▶ **Provided material**

# # #

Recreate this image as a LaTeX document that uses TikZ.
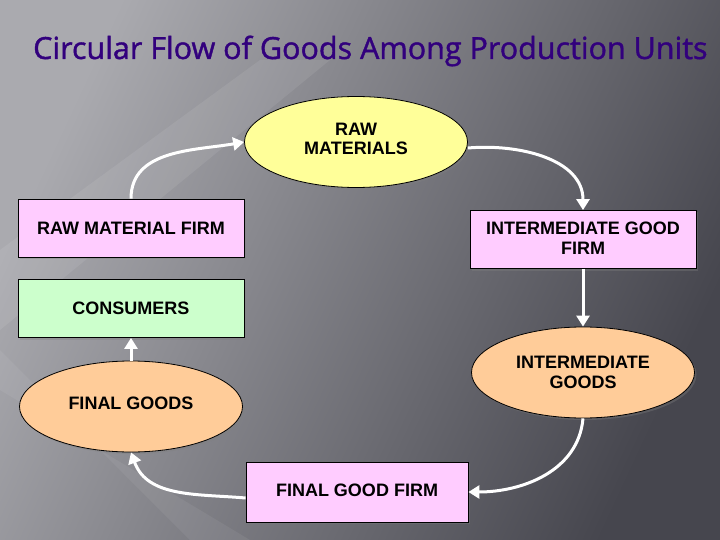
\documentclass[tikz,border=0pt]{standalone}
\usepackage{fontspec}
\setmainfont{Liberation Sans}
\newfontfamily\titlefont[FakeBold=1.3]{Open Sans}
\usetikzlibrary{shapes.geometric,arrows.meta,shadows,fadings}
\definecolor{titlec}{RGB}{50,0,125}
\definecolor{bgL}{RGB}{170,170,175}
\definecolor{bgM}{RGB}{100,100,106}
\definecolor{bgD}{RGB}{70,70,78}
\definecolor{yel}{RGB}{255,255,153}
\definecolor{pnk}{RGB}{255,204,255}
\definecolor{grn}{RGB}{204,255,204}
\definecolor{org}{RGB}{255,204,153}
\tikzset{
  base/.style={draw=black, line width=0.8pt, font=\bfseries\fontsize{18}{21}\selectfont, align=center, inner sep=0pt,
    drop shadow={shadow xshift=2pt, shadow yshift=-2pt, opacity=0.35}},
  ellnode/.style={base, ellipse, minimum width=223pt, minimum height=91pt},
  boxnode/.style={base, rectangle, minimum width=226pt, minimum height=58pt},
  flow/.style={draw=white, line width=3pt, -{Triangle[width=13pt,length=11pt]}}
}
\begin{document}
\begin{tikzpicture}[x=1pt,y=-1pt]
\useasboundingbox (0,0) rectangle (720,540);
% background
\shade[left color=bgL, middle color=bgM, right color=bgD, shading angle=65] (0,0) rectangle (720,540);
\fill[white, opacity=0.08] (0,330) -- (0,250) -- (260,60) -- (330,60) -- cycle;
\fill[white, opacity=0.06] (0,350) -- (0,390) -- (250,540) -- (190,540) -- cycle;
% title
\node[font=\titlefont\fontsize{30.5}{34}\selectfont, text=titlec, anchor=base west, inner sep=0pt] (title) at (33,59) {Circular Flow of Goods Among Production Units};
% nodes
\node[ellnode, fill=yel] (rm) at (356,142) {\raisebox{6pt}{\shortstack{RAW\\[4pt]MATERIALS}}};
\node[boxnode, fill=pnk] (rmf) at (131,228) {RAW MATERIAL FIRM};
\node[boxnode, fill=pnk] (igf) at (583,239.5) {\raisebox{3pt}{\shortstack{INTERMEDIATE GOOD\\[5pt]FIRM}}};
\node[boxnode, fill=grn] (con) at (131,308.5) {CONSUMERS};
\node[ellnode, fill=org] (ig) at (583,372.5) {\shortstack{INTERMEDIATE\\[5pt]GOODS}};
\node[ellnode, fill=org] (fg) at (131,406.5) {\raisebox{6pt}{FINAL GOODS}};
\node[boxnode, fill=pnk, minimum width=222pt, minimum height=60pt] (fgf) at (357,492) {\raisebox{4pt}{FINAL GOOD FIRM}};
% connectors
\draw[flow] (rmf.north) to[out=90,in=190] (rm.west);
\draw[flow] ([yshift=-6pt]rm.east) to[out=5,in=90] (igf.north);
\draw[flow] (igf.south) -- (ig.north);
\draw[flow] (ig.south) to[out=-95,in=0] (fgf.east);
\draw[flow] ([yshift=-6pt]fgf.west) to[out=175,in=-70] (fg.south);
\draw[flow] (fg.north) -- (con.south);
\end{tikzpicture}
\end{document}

# # #

▶ **Written problem**
Retype each line of the listing above word for word. Exclude the pictures.

▶ **Task result**
Recreate this image as a LaTeX document that uses TikZ.
\documentclass[tikz,border=0pt]{standalone}
\usepackage{fontspec}
\setmainfont{Liberation Sans}
\newfontfamily\titlefont[FakeBold=1.3]{Open Sans}
\usetikzlibrary{shapes.geometric,arrows.meta,shadows,fadings}
\definecolor{titlec}{RGB}{50,0,125}
\definecolor{bgL}{RGB}{170,170,175}
\definecolor{bgM}{RGB}{100,100,106}
\definecolor{bgD}{RGB}{70,70,78}
\definecolor{yel}{RGB}{255,255,153}
\definecolor{pnk}{RGB}{255,204,255}
\definecolor{grn}{RGB}{204,255,204}
\definecolor{org}{RGB}{255,204,153}
\tikzset{
  base/.style={draw=black, line width=0.8pt, font=\bfseries\fontsize{18}{21}\selectfont, align=center, inner sep=0pt,
    drop shadow={shadow xshift=2pt, shadow yshift=-2pt, opacity=0.35}},
  ellnode/.style={base, ellipse, minimum width=223pt, minimum height=91pt},
  boxnode/.style={base, rectangle, minimum width=226pt, minimum height=58pt},
  flow/.style={draw=white, line width=3pt, -{Triangle[width=13pt,length=11pt]}}
}
\begin{document}
\begin{tikzpicture}[x=1pt,y=-1pt]
\useasboundingbox (0,0) rectangle (720,540);
% background
\shade[left color=bgL, middle color=bgM, right color=bgD, shading angle=65] (0,0) rectangle (720,540);
\fill[white, opacity=0.08] (0,330) -- (0,250) -- (260,60) -- (330,60) -- cycle;
\fill[white, opacity=0.06] (0,350) -- (0,390) -- (250,540) -- (190,540) -- cycle;
% title
\node[font=\titlefont\fontsize{30.5}{34}\selectfont, text=titlec, anchor=base west, inner sep=0pt] (title) at (33,59) {Circular Flow of Goods Among Production Units};
% nodes
\node[ellnode, fill=yel] (rm) at (356,142) {\raisebox{6pt}{\shortstack{RAW\\[4pt]MATERIALS}}};
\node[boxnode, fill=pnk] (rmf) at (131,228) {RAW MATERIAL FIRM};
\node[boxnode, fill=pnk] (igf) at (583,239.5) {\raisebox{3pt}{\shortstack{INTERMEDIATE GOOD\\[5pt]FIRM}}};
\node[boxnode, fill=grn] (con) at (131,308.5) {CONSUMERS};
\node[ellnode, fill=org] (ig) at (583,372.5) {\shortstack{INTERMEDIATE\\[5pt]GOODS}};
\node[ellnode, fill=org] (fg) at (131,406.5) {\raisebox{6pt}{FINAL GOODS}};
\node[boxnode, fill=pnk, minimum width=222pt, minimum height=60pt] (fgf) at (357,492) {\raisebox{4pt}{FINAL GOOD FIRM}};
% connectors
\draw[flow] (rmf.north) to[out=90,in=190] (rm.west);
\draw[flow] ([yshift=-6pt]rm.east) to[out=5,in=90] (igf.north);
\draw[flow] (igf.south) -- (ig.north);
\draw[flow] (ig.south) to[out=-95,in=0] (fgf.east);
\draw[flow] ([yshift=-6pt]fgf.west) to[out=175,in=-70] (fg.south);
\draw[flow] (fg.north) -- (con.south);
\end{tikzpicture}
\end{document}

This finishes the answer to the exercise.